Mas eu queria, até aproveitando esses últimos comentários a partir da pergunta formulada pelo Deputado Pastor Eurico, dizer, em seguida, a proposta que eu estou imaginando, mas creio que o Brasil tem um... Não um atalho; ele tem um outro caminho - que também não será paralelo, mas às vezes parece -, que é a composição dos próprios Brics, porque nós temos a China, nós temos a Rússia, nós temos a Índia, a África do Sul, nós, e estão chegando mais cinco países, quer dizer... E isso, evidentemente - e aí não é comemoração, é a constatação -, como existe uma disputa tecnológica, eu diria, muito grande, quem sabe o Brasil possa trabalhar com os dois, vamos chamar polos tecnológicos, e, a partir daí, a gente possa avançar e, sem nenhuma presunção, digamos, fazer com que quem sabe até o Mercosul se anime mais ainda no avanço que os senhores e a senhora relataram.
O que eu estou pensando é o seguinte: a partir do seminário, eu faria uma proposta de recomendação ao Conselho do Mercado Comum - que é o máximo que a gente pode fazer - para que exista uma posição única do bloco. A gente vai instar o Conselho do Mercado Comum a uma posição única sobre a proposta, a ser encaminhada para votação, em setembro, na Assembleia Geral da ONU, porque creio que, se houver, daqui até lá um esforço... O que já está havendo, mas, se o Conselho Comum abraçar, digamos, com esta decisão pode-se trabalhar.
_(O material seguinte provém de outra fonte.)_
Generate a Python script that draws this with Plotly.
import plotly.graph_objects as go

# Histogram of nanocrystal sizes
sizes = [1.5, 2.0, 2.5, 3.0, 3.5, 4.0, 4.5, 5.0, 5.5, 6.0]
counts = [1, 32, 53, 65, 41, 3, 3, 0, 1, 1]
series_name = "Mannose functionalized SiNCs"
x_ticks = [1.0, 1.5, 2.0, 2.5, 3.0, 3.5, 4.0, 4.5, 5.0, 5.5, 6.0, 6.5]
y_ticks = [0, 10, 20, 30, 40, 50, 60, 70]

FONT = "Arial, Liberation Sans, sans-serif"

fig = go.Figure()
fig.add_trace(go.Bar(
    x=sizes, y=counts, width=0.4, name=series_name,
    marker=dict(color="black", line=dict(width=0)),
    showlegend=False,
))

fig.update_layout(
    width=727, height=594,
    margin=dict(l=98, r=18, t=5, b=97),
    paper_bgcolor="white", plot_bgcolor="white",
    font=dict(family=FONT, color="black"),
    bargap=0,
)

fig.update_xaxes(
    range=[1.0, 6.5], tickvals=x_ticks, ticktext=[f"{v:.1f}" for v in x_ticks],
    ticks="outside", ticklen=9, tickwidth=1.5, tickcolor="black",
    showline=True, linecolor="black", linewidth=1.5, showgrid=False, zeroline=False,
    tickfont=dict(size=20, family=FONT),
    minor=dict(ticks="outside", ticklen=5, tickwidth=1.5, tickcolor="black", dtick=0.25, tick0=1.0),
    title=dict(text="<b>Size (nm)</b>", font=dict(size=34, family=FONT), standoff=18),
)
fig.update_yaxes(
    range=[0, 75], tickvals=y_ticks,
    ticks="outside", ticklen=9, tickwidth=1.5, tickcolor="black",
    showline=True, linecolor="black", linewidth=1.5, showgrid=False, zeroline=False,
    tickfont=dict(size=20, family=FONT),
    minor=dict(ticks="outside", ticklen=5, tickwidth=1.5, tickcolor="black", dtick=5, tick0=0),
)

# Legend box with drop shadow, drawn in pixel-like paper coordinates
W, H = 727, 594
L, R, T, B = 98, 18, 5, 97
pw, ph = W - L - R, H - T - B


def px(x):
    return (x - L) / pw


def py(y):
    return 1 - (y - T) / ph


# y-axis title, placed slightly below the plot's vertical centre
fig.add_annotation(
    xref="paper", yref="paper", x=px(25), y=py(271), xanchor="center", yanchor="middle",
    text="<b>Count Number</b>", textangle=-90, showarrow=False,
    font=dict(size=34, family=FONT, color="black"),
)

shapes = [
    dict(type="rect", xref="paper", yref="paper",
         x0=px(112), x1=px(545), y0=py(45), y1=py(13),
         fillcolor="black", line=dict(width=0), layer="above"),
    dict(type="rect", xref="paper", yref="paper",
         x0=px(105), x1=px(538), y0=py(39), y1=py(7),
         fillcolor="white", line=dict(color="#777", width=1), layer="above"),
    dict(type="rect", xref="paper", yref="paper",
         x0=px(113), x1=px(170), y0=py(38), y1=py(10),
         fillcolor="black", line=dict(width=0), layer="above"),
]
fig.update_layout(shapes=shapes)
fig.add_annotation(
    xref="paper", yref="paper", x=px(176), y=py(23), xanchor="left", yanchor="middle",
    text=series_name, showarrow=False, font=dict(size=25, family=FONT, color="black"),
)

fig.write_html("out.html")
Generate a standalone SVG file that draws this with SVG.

Pode dar certo ou não, mas, se o Conselho Comum abraçar, eu creio que isso vai significar um avanço importante para o trabalho que os senhores, a senhora e outros já executam.
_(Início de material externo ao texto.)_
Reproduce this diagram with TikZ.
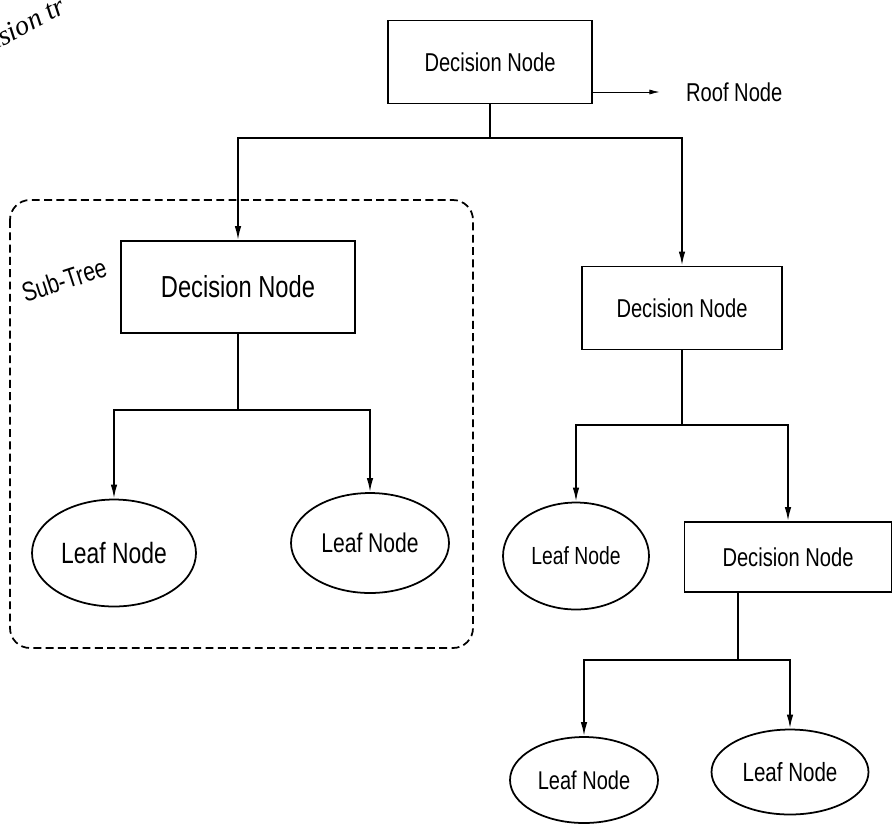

Então, ao sair daqui, nós vamos falar aqui com a assessoria, para elaborar, e penso que os próximos seminários, no momento oportuno, a gente vá anunciar.
Eu só quero pedir para não desligar o painel, porque eu não marquei presença, mas declaro, então, encerrada esta reunião - este seminário, melhor dizendo.
(Iniciada às 10 horas e 21 minutos, a reunião é encerrada às 12 horas e 15 minutos.)